Max Blank came to the United States from Germany in 1928. Although he never became a United States citizen, Blank had been employed in New York City at a German library and at a bookstore that catered to German trade. Paul Fehse, a major figure, in this case, informed Germany that Blank, who was acquainted with several members of the spy ring, could secure some valuable information but lacked the funds to do so. Later Fehse and Blank met with Sebold in his office. They told Sebold that Blank could obtain details about rubberized self-sealing airplane gasoline tanks, as well as a sew braking device for airplanes, from a friend who worked in a shipyard. However, he needed money to get the information. Blank pleaded guilty to violation of the Registration Act. He received a sentence of 18 months imprisonment and a $1000 fine.
Native of Germany, Alfred E. Brokhoff came to the United States in 1923 and became a naturalized citizen in 1929. He was a mechanic for the United States Lines in New York City for 17 years prior to his arrest. Because of his employment on the docks, he knew almost all of the other agents in this group who were working as seamen on various ships. Brokhoff helped Fehse secure information about the sailing dates and cargoes of vessels destined for England. He also assisted Fehse in transmitting this information to Germany. Also, another German agent, George V. Leo Waalen, reported that he had received information from Brokhoff for transmittal to Germany. Upon conviction, Brokhoff was sentenced to serve a five-year prison term for violation of the espionage statutes and to serve a two-year concurrent sentence for violation of the Registration Act.

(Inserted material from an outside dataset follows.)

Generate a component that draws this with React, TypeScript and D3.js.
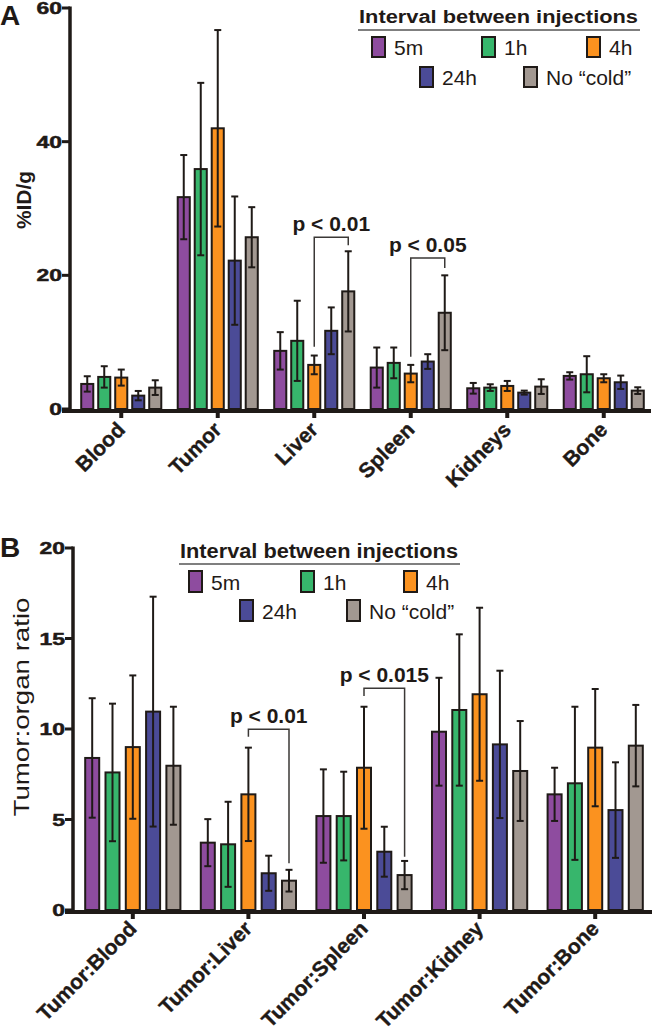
import React, { useRef, useEffect } from "react";
import * as d3 from "d3";

// series (interval between injections)
const seriesNames = ["5m", "1h", "4h", "24h", "No \u201ccold\u201d"];
const seriesColors = ["#8e4c9f", "#37b66c", "#fb921f", "#4b4b97", "#a29891"];

// panel A: %ID/g per organ
const organsA = ["Blood", "Tumor", "Liver", "Spleen", "Kidneys", "Bone"];
const meanA5m = [3.75, 31.7, 8.7, 6.2, 3.1, 4.95];
const meanA1h = [4.8, 35.9, 10.2, 6.9, 3.2, 5.2];
const meanA4h = [4.7, 42.0, 6.6, 5.3, 3.45, 4.6];
const meanA24h = [2.0, 22.2, 11.7, 7.1, 2.45, 4.0];
const meanANoCold = [3.2, 25.7, 17.6, 14.4, 3.35, 2.75];
const errA5m = [1.15, 6.3, 2.8, 3.0, 0.8, 0.55];
const errA1h = [1.6, 12.9, 6.0, 2.3, 0.5, 2.7];
const errA4h = [1.2, 14.7, 1.4, 1.3, 0.75, 0.6];
const errA24h = [0.7, 9.6, 3.5, 1.1, 0.3, 1.0];
const errANoCold = [1.1, 4.5, 6.0, 5.6, 1.1, 0.5];
const yTicksA = [0, 20, 40, 60];

// panel B: tumor:organ ratio
const ratiosB = ["Tumor:Blood", "Tumor:Liver", "Tumor:Spleen", "Tumor:Kidney", "Tumor:Bone"];
const meanB5m = [8.4, 3.72, 5.19, 9.85, 6.39];
const meanB1h = [7.6, 3.63, 5.19, 11.05, 7.0];
const meanB4h = [9.0, 6.39, 7.86, 11.92, 8.97];
const meanB24h = [10.96, 2.03, 3.22, 9.15, 5.52];
const meanBNoCold = [7.97, 1.62, 1.93, 7.68, 9.08];
const errB5m = [3.3, 1.3, 2.58, 2.98, 1.47];
const errB1h = [3.8, 2.35, 2.45, 4.18, 4.23];
const errB4h = [3.96, 2.58, 3.37, 4.78, 3.24];
const errB24h = [6.35, 0.97, 1.38, 4.07, 2.64];
const errBNoCold = [3.26, 0.6, 0.78, 2.76, 2.25];
const yTicksB = [0, 5, 10, 15, 20];

// significance brackets (values in data units)
const bracketsA = [
  { category: "Liver", from: "4h", to: "No \u201ccold\u201d", top: 25.7, fromEnd: 9.3, toEnd: 24.5, label: "p < 0.01" },
  { category: "Spleen", from: "4h", to: "No \u201ccold\u201d", top: 22.6, fromEnd: 7.8, toEnd: 21.1, label: "p < 0.05" },
];
const bracketsB = [
  { category: "Tumor:Liver", from: "4h", to: "No \u201ccold\u201d", top: 9.98, fromEnd: 9.57, toEnd: 2.58, label: "p < 0.01" },
  { category: "Tumor:Spleen", from: "4h", to: "No \u201ccold\u201d", top: 12.25, fromEnd: 11.82, toEnd: 2.94, label: "p < 0.015" },
];

const FONT = "'Liberation Sans', Arial, Helvetica, sans-serif";
const INK = "#1f1a17";

function drawPanel(svg: any, p: any) {
  const x = d3.scaleBand().domain(p.categories).range(p.xRange);
  const inner = d3
    .scaleBand()
    .domain(seriesNames)
    .range([-p.groupHalf, p.groupHalf])
    .paddingInner(p.barPad)
    .paddingOuter(p.barPad / 2);
  const y = d3.scaleLinear().domain(p.yDomain).range(p.yRange);
  const g = svg.append("g");

  const rows: any[] = [];
  seriesNames.forEach((s, si) =>
    p.categories.forEach((c: string, ci: number) =>
      rows.push({ s, si, c, v: p.means[si][ci], e: p.errs[si][ci] })
    )
  );
  const left = (d: any) => (x(d.c) as number) + x.bandwidth() / 2 + (inner(d.s) as number);
  const mid = (d: any) => left(d) + inner.bandwidth() / 2;

  //bars
  g.selectAll(".bar")
    .data(rows)
    .join("rect")
    .attr("x", left)
    .attr("y", (d: any) => y(d.v))
    .attr("width", inner.bandwidth())
    .attr("height", (d: any) => y(0) - y(d.v))
    .attr("fill", (d: any) => seriesColors[d.si])
    .attr("stroke", INK)
    .attr("stroke-width", 2);

  //error bars
  const eb = g.selectAll(".err").data(rows).join("g");
  eb.append("line")
    .attr("x1", mid)
    .attr("x2", mid)
    .attr("y1", (d: any) => y(Math.max(0, d.v - d.e)))
    .attr("y2", (d: any) => y(d.v + d.e));
  [1, -1].forEach((sign) =>
    eb.append("line")
      .attr("x1", (d: any) => mid(d) - 3.5)
      .attr("x2", (d: any) => mid(d) + 3.5)
      .attr("y1", (d: any) => y(d.v + sign * d.e))
      .attr("y2", (d: any) => y(d.v + sign * d.e))
      .style("display", (d: any) => (d.v - d.e < 0 && sign < 0 ? "none" : null))
  );
  eb.selectAll("line").attr("stroke", INK).attr("stroke-width", 2);

  //axes
  const y0 = y(0);
  const yTop = y(p.yDomain[1]);
  g.append("line")
    .attr("x1", p.axisX).attr("x2", p.axisX)
    .attr("y1", yTop - 1.5).attr("y2", y0 + 4)
    .attr("stroke", INK).attr("stroke-width", 3.5);
  g.append("line")
    .attr("x1", p.axisX - 8).attr("x2", p.xRange[1] - 1)
    .attr("y1", y0 + 2).attr("y2", y0 + 2)
    .attr("stroke", INK).attr("stroke-width", 4);
  g.selectAll(".ytick")
    .data(p.yTicks)
    .join("line")
    .attr("x1", p.axisX - 8).attr("x2", p.axisX)
    .attr("y1", (t: number) => y(t)).attr("y2", (t: number) => y(t))
    .attr("stroke", INK).attr("stroke-width", 3);
  g.selectAll(".ylab")
    .data(p.yTicks)
    .join("text")
    .attr("transform", (t: number) => `translate(${p.axisX - 8},${y(t) + 6}) scale(1.35,1)`)
    .attr("text-anchor", "end")
    .attr("font-family", FONT)
    .attr("font-weight", "bold")
    .attr("font-size", 17)
    .attr("fill", INK)
    .attr("stroke", INK)
    .attr("stroke-width", 0.5)
    .text((t: number) => t);
  g.selectAll(".xtick")
    .data(p.categories)
    .join("line")
    .attr("x1", (c: string) => (x(c) as number) + x.bandwidth() / 2)
    .attr("x2", (c: string) => (x(c) as number) + x.bandwidth() / 2)
    .attr("y1", y0 + 2).attr("y2", y0 + 9)
    .attr("stroke", INK).attr("stroke-width", 4);
  g.selectAll(".xlab")
    .data(p.categories)
    .join("text")
    .attr("transform", (c: string) => `translate(${(x(c) as number) + x.bandwidth() / 2 + 5},${y0 + p.xLabelDy}) rotate(-45)`)
    .attr("text-anchor", "end")
    .attr("font-family", FONT)
    .attr("font-weight", "bold")
    .attr("font-size", p.xFont)
    .attr("fill", INK)
    .attr("stroke", INK)
    .attr("stroke-width", 0.4)
    .text((c: string) => c);

  //axis title
  g.append("text")
    .attr("transform", `translate(${p.yTitleX},${p.yTitleY}) rotate(-90)`)
    .attr("text-anchor", "middle")
    .attr("font-family", FONT)
    .attr("font-weight", p.yTitleWeight)
    .attr("font-size", p.yTitleSize)
    .attr("fill", INK)
    .attr("textLength", p.yTitleLength)
    .attr("lengthAdjust", "spacingAndGlyphs")
    .text(p.yTitle);

  //panel letter
  g.append("text")
    .attr("x", 0).attr("y", p.letterY)
    .attr("font-family", FONT).attr("font-weight", "bold")
    .attr("font-size", 28).attr("fill", INK)
    .text(p.letter);

  //significance
  const bx = (c: string, s: string) =>
    (x(c) as number) + x.bandwidth() / 2 + (inner(s) as number) + inner.bandwidth() / 2;
  p.brackets.forEach((b: any) => {
    const xl = bx(b.category, b.from);
    const xr = bx(b.category, b.to);
    g.append("path")
      .attr("d", `M${xl},${y(b.fromEnd)}V${y(b.top)}H${xr}V${y(b.toEnd)}`)
      .attr("fill", "none").attr("stroke", "#3b3836").attr("stroke-width", 1.5);
    g.append("text")
      .attr("x", (xl + xr) / 2).attr("y", y(b.top) - 6)
      .attr("text-anchor", "middle")
      .attr("font-family", FONT).attr("font-weight", "bold")
      .attr("font-size", 21).attr("fill", INK)
      .text(b.label);
  });

  //legend
  const lg = p.legend;
  g.append("text")
    .attr("x", lg.titleX).attr("y", lg.titleY)
    .attr("font-family", FONT).attr("font-weight", "bold")
    .attr("font-size", lg.titleSize).attr("fill", INK)
    .attr("textLength", lg.titleLength).attr("lengthAdjust", "spacingAndGlyphs")
    .text("Interval between injections");
  g.append("line")
    .attr("x1", lg.titleX - 1).attr("x2", lg.titleX + lg.titleLength + 2)
    .attr("y1", lg.lineY).attr("y2", lg.lineY)
    .attr("stroke", "#555").attr("stroke-width", 1.5);
  const items = g.selectAll(".leg")
    .data(seriesNames.map((s, i) => ({ s, i, pos: lg.items[i] })))
    .join("g")
    .attr("transform", (d: any) => `translate(${d.pos[0]},${d.pos[1]})`);
  items.append("rect")
    .attr("width", 13).attr("height", lg.swatchH)
    .attr("fill", (d: any) => seriesColors[d.i])
    .attr("stroke", INK).attr("stroke-width", 2);
  items.append("text")
    .attr("x", 22).attr("y", lg.swatchH - 2)
    .attr("font-family", FONT).attr("font-size", 21).attr("fill", INK)
    .text((d: any) => d.s);
}

const panelA = {
  categories: organsA,
  means: [meanA5m, meanA1h, meanA4h, meanA24h, meanANoCold],
  errs: [errA5m, errA1h, errA4h, errA24h, errANoCold],
  xRange: [73, 652],
  groupHalf: 42.5,
  barPad: 0.29,
  yDomain: [0, 60],
  yRange: [409, 8],
  yTicks: yTicksA,
  axisX: 70,
  xFont: 21,
  xLabelDy: 22,
  yTitle: "%ID/g",
  yTitleX: 31,
  yTitleY: 200,
  yTitleSize: 21,
  yTitleWeight: "bold",
  yTitleLength: 58,
  letter: "A",
  letterY: 25,
  brackets: bracketsA,
  legend: {
    titleX: 359, titleY: 23, titleSize: 18, titleLength: 279, lineY: 30, swatchH: 20,
    items: [[372, 37], [482, 37], [587, 37], [420, 67], [524, 67]],
  },
};

const panelB = {
  categories: ratiosB,
  means: [meanB5m, meanB1h, meanB4h, meanB24h, meanBNoCold],
  errs: [errB5m, errB1h, errB4h, errB24h, errBNoCold],
  xRange: [75, 653],
  groupHalf: 50.75,
  barPad: 0.31,
  yDomain: [0, 20],
  yRange: [910, 548],
  yTicks: yTicksB,
  axisX: 73,
  xFont: 21,
  xLabelDy: 20,
  yTitle: "Tumor:organ ratio",
  yTitleX: 29,
  yTitleY: 707,
  yTitleSize: 22,
  yTitleWeight: "normal",
  yTitleLength: 219,
  letter: "B",
  letterY: 557,
  brackets: bracketsB,
  legend: {
    titleX: 180, titleY: 558, titleSize: 20, titleLength: 278, lineY: 564, swatchH: 21,
    items: [[189, 571], [301, 571], [404, 571], [240, 600], [347, 600]],
  },
};

export default function App() {
  const svgRef = useRef<SVGSVGElement>(null);

  useEffect(() => {
    const svg = d3.select(svgRef.current);
    svg.selectAll("*").remove();
    drawPanel(svg, panelA);
    drawPanel(svg, panelB);
  }, []);

  return (
    <svg
      ref={svgRef}
      width={653}
      height={1035}
      style={{ position: "absolute", left: 0, top: 0, background: "#fff" }}
    ></svg>
  );
}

In September 1934, German-born Heinrich Clausing came to the United States, where he became a naturalized citizen in 1938. Having served on various ships sailing from New York Harbor since his arrival in the country, he was employed as a cook on the USS Argentine at the time of his arrest. Closely associated with Franz Stigler, one of the principal contact men for this spy ring. Clausing operated as a courier. He transported microphotographs and other material from the United States to South American ports, from which the information was sent to Germany via Italian airlines. He also established a mail drop in South America for the expeditious transmittal of information to Germany by mail. Claising was convicted and was sentenced to serve eight years for violation of the espionage statutes. He also received a two years concurrent sentence for violation of the Registration Act.